[Begin Data]

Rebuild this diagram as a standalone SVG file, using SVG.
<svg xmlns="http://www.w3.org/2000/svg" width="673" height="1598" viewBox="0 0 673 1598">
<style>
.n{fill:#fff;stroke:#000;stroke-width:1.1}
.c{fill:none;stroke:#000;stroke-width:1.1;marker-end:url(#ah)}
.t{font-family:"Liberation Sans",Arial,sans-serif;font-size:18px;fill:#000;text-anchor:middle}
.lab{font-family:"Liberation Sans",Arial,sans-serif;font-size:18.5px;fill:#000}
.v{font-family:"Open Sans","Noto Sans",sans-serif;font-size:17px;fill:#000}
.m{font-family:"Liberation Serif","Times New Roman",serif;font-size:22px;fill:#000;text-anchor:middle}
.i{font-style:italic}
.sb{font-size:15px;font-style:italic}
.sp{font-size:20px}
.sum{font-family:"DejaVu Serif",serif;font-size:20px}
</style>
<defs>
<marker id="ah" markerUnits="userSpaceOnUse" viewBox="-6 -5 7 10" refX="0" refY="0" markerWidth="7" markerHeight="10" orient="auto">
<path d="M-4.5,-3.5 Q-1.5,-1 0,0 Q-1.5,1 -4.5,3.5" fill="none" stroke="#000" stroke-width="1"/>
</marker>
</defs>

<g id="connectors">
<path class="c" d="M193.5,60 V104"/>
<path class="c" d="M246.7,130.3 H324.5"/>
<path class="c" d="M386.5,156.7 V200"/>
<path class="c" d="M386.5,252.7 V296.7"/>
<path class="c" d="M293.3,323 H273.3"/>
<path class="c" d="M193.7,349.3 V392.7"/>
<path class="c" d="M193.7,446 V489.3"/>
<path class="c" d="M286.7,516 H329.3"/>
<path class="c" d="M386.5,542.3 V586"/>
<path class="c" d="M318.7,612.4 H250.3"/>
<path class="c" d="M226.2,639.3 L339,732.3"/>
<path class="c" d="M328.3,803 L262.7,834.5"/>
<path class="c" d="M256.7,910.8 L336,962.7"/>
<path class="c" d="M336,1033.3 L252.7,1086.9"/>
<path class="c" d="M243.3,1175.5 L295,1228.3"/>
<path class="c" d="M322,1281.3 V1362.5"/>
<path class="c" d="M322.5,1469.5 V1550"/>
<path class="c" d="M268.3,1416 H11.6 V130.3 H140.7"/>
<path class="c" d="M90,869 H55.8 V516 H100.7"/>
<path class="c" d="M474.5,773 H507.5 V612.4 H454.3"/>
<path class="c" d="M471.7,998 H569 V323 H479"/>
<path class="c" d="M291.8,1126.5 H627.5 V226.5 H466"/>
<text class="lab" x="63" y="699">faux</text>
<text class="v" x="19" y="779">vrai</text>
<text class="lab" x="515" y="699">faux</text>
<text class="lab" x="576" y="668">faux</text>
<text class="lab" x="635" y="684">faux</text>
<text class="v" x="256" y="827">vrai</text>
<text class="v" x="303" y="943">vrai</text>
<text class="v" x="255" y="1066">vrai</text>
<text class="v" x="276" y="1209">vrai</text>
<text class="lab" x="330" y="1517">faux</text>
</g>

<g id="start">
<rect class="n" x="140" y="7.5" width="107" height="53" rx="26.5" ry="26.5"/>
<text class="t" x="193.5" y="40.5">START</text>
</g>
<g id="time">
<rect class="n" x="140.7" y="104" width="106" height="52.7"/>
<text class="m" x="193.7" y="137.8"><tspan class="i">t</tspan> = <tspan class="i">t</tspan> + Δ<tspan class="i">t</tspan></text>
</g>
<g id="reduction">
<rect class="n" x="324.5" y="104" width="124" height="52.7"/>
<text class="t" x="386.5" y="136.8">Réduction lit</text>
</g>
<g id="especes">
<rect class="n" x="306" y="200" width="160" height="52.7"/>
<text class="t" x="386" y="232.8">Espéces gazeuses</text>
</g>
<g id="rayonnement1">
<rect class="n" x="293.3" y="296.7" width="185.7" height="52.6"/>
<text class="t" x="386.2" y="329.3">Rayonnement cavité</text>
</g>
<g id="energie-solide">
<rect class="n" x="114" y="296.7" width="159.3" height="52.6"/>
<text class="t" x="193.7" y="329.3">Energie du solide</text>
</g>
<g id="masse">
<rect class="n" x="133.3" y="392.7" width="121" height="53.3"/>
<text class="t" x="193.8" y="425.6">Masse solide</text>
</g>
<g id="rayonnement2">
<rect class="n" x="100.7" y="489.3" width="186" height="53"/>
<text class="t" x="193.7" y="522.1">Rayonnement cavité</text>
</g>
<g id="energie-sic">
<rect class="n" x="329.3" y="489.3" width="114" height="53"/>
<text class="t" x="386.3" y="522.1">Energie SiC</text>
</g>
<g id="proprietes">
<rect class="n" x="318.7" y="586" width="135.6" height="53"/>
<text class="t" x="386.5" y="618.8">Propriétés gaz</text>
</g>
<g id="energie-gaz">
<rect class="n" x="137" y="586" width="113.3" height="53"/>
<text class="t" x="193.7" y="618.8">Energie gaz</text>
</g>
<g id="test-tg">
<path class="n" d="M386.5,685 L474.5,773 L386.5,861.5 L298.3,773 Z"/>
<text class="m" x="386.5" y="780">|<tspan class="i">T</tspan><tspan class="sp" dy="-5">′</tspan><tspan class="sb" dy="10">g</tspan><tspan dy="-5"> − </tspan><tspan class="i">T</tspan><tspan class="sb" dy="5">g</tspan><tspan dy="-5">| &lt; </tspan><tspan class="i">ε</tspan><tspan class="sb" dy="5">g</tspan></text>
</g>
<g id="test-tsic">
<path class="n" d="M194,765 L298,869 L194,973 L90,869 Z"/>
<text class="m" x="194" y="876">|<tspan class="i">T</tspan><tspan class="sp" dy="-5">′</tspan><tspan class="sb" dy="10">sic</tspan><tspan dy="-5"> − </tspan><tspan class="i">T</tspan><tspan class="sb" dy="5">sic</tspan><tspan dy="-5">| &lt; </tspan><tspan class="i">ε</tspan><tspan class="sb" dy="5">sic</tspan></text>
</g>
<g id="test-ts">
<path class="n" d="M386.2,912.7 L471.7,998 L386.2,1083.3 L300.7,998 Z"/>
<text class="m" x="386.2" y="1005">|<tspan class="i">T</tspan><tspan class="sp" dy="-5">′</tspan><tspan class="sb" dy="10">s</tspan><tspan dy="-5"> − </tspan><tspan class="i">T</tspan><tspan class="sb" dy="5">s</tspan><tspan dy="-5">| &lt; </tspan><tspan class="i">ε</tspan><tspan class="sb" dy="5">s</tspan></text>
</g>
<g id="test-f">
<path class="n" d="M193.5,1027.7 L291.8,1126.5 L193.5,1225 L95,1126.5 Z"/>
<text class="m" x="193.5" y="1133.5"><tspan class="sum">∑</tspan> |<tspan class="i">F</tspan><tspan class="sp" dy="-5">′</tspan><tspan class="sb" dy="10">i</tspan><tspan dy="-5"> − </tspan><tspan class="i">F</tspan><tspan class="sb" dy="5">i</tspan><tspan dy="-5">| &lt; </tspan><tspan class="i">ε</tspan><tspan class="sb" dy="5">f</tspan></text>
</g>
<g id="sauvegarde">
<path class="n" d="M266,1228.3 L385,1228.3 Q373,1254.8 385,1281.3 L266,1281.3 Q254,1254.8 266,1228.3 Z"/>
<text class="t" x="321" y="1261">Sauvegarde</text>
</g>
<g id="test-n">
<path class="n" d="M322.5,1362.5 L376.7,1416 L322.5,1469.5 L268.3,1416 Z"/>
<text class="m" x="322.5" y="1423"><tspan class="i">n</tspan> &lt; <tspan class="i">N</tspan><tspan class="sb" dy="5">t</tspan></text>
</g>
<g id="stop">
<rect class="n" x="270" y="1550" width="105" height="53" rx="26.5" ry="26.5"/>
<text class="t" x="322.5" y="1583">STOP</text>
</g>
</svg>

[End Data]

Written task >> Return all of the data precisely as it appears.

Expected output >>
Rebuild this diagram as a standalone SVG file, using SVG.
<svg xmlns="http://www.w3.org/2000/svg" width="673" height="1598" viewBox="0 0 673 1598">
<style>
.n{fill:#fff;stroke:#000;stroke-width:1.1}
.c{fill:none;stroke:#000;stroke-width:1.1;marker-end:url(#ah)}
.t{font-family:"Liberation Sans",Arial,sans-serif;font-size:18px;fill:#000;text-anchor:middle}
.lab{font-family:"Liberation Sans",Arial,sans-serif;font-size:18.5px;fill:#000}
.v{font-family:"Open Sans","Noto Sans",sans-serif;font-size:17px;fill:#000}
.m{font-family:"Liberation Serif","Times New Roman",serif;font-size:22px;fill:#000;text-anchor:middle}
.i{font-style:italic}
.sb{font-size:15px;font-style:italic}
.sp{font-size:20px}
.sum{font-family:"DejaVu Serif",serif;font-size:20px}
</style>
<defs>
<marker id="ah" markerUnits="userSpaceOnUse" viewBox="-6 -5 7 10" refX="0" refY="0" markerWidth="7" markerHeight="10" orient="auto">
<path d="M-4.5,-3.5 Q-1.5,-1 0,0 Q-1.5,1 -4.5,3.5" fill="none" stroke="#000" stroke-width="1"/>
</marker>
</defs>

<g id="connectors">
<path class="c" d="M193.5,60 V104"/>
<path class="c" d="M246.7,130.3 H324.5"/>
<path class="c" d="M386.5,156.7 V200"/>
<path class="c" d="M386.5,252.7 V296.7"/>
<path class="c" d="M293.3,323 H273.3"/>
<path class="c" d="M193.7,349.3 V392.7"/>
<path class="c" d="M193.7,446 V489.3"/>
<path class="c" d="M286.7,516 H329.3"/>
<path class="c" d="M386.5,542.3 V586"/>
<path class="c" d="M318.7,612.4 H250.3"/>
<path class="c" d="M226.2,639.3 L339,732.3"/>
<path class="c" d="M328.3,803 L262.7,834.5"/>
<path class="c" d="M256.7,910.8 L336,962.7"/>
<path class="c" d="M336,1033.3 L252.7,1086.9"/>
<path class="c" d="M243.3,1175.5 L295,1228.3"/>
<path class="c" d="M322,1281.3 V1362.5"/>
<path class="c" d="M322.5,1469.5 V1550"/>
<path class="c" d="M268.3,1416 H11.6 V130.3 H140.7"/>
<path class="c" d="M90,869 H55.8 V516 H100.7"/>
<path class="c" d="M474.5,773 H507.5 V612.4 H454.3"/>
<path class="c" d="M471.7,998 H569 V323 H479"/>
<path class="c" d="M291.8,1126.5 H627.5 V226.5 H466"/>
<text class="lab" x="63" y="699">faux</text>
<text class="v" x="19" y="779">vrai</text>
<text class="lab" x="515" y="699">faux</text>
<text class="lab" x="576" y="668">faux</text>
<text class="lab" x="635" y="684">faux</text>
<text class="v" x="256" y="827">vrai</text>
<text class="v" x="303" y="943">vrai</text>
<text class="v" x="255" y="1066">vrai</text>
<text class="v" x="276" y="1209">vrai</text>
<text class="lab" x="330" y="1517">faux</text>
</g>

<g id="start">
<rect class="n" x="140" y="7.5" width="107" height="53" rx="26.5" ry="26.5"/>
<text class="t" x="193.5" y="40.5">START</text>
</g>
<g id="time">
<rect class="n" x="140.7" y="104" width="106" height="52.7"/>
<text class="m" x="193.7" y="137.8"><tspan class="i">t</tspan> = <tspan class="i">t</tspan> + Δ<tspan class="i">t</tspan></text>
</g>
<g id="reduction">
<rect class="n" x="324.5" y="104" width="124" height="52.7"/>
<text class="t" x="386.5" y="136.8">Réduction lit</text>
</g>
<g id="especes">
<rect class="n" x="306" y="200" width="160" height="52.7"/>
<text class="t" x="386" y="232.8">Espéces gazeuses</text>
</g>
<g id="rayonnement1">
<rect class="n" x="293.3" y="296.7" width="185.7" height="52.6"/>
<text class="t" x="386.2" y="329.3">Rayonnement cavité</text>
</g>
<g id="energie-solide">
<rect class="n" x="114" y="296.7" width="159.3" height="52.6"/>
<text class="t" x="193.7" y="329.3">Energie du solide</text>
</g>
<g id="masse">
<rect class="n" x="133.3" y="392.7" width="121" height="53.3"/>
<text class="t" x="193.8" y="425.6">Masse solide</text>
</g>
<g id="rayonnement2">
<rect class="n" x="100.7" y="489.3" width="186" height="53"/>
<text class="t" x="193.7" y="522.1">Rayonnement cavité</text>
</g>
<g id="energie-sic">
<rect class="n" x="329.3" y="489.3" width="114" height="53"/>
<text class="t" x="386.3" y="522.1">Energie SiC</text>
</g>
<g id="proprietes">
<rect class="n" x="318.7" y="586" width="135.6" height="53"/>
<text class="t" x="386.5" y="618.8">Propriétés gaz</text>
</g>
<g id="energie-gaz">
<rect class="n" x="137" y="586" width="113.3" height="53"/>
<text class="t" x="193.7" y="618.8">Energie gaz</text>
</g>
<g id="test-tg">
<path class="n" d="M386.5,685 L474.5,773 L386.5,861.5 L298.3,773 Z"/>
<text class="m" x="386.5" y="780">|<tspan class="i">T</tspan><tspan class="sp" dy="-5">′</tspan><tspan class="sb" dy="10">g</tspan><tspan dy="-5"> − </tspan><tspan class="i">T</tspan><tspan class="sb" dy="5">g</tspan><tspan dy="-5">| &lt; </tspan><tspan class="i">ε</tspan><tspan class="sb" dy="5">g</tspan></text>
</g>
<g id="test-tsic">
<path class="n" d="M194,765 L298,869 L194,973 L90,869 Z"/>
<text class="m" x="194" y="876">|<tspan class="i">T</tspan><tspan class="sp" dy="-5">′</tspan><tspan class="sb" dy="10">sic</tspan><tspan dy="-5"> − </tspan><tspan class="i">T</tspan><tspan class="sb" dy="5">sic</tspan><tspan dy="-5">| &lt; </tspan><tspan class="i">ε</tspan><tspan class="sb" dy="5">sic</tspan></text>
</g>
<g id="test-ts">
<path class="n" d="M386.2,912.7 L471.7,998 L386.2,1083.3 L300.7,998 Z"/>
<text class="m" x="386.2" y="1005">|<tspan class="i">T</tspan><tspan class="sp" dy="-5">′</tspan><tspan class="sb" dy="10">s</tspan><tspan dy="-5"> − </tspan><tspan class="i">T</tspan><tspan class="sb" dy="5">s</tspan><tspan dy="-5">| &lt; </tspan><tspan class="i">ε</tspan><tspan class="sb" dy="5">s</tspan></text>
</g>
<g id="test-f">
<path class="n" d="M193.5,1027.7 L291.8,1126.5 L193.5,1225 L95,1126.5 Z"/>
<text class="m" x="193.5" y="1133.5"><tspan class="sum">∑</tspan> |<tspan class="i">F</tspan><tspan class="sp" dy="-5">′</tspan><tspan class="sb" dy="10">i</tspan><tspan dy="-5"> − </tspan><tspan class="i">F</tspan><tspan class="sb" dy="5">i</tspan><tspan dy="-5">| &lt; </tspan><tspan class="i">ε</tspan><tspan class="sb" dy="5">f</tspan></text>
</g>
<g id="sauvegarde">
<path class="n" d="M266,1228.3 L385,1228.3 Q373,1254.8 385,1281.3 L266,1281.3 Q254,1254.8 266,1228.3 Z"/>
<text class="t" x="321" y="1261">Sauvegarde</text>
</g>
<g id="test-n">
<path class="n" d="M322.5,1362.5 L376.7,1416 L322.5,1469.5 L268.3,1416 Z"/>
<text class="m" x="322.5" y="1423"><tspan class="i">n</tspan> &lt; <tspan class="i">N</tspan><tspan class="sb" dy="5">t</tspan></text>
</g>
<g id="stop">
<rect class="n" x="270" y="1550" width="105" height="53" rx="26.5" ry="26.5"/>
<text class="t" x="322.5" y="1583">STOP</text>
</g>
</svg>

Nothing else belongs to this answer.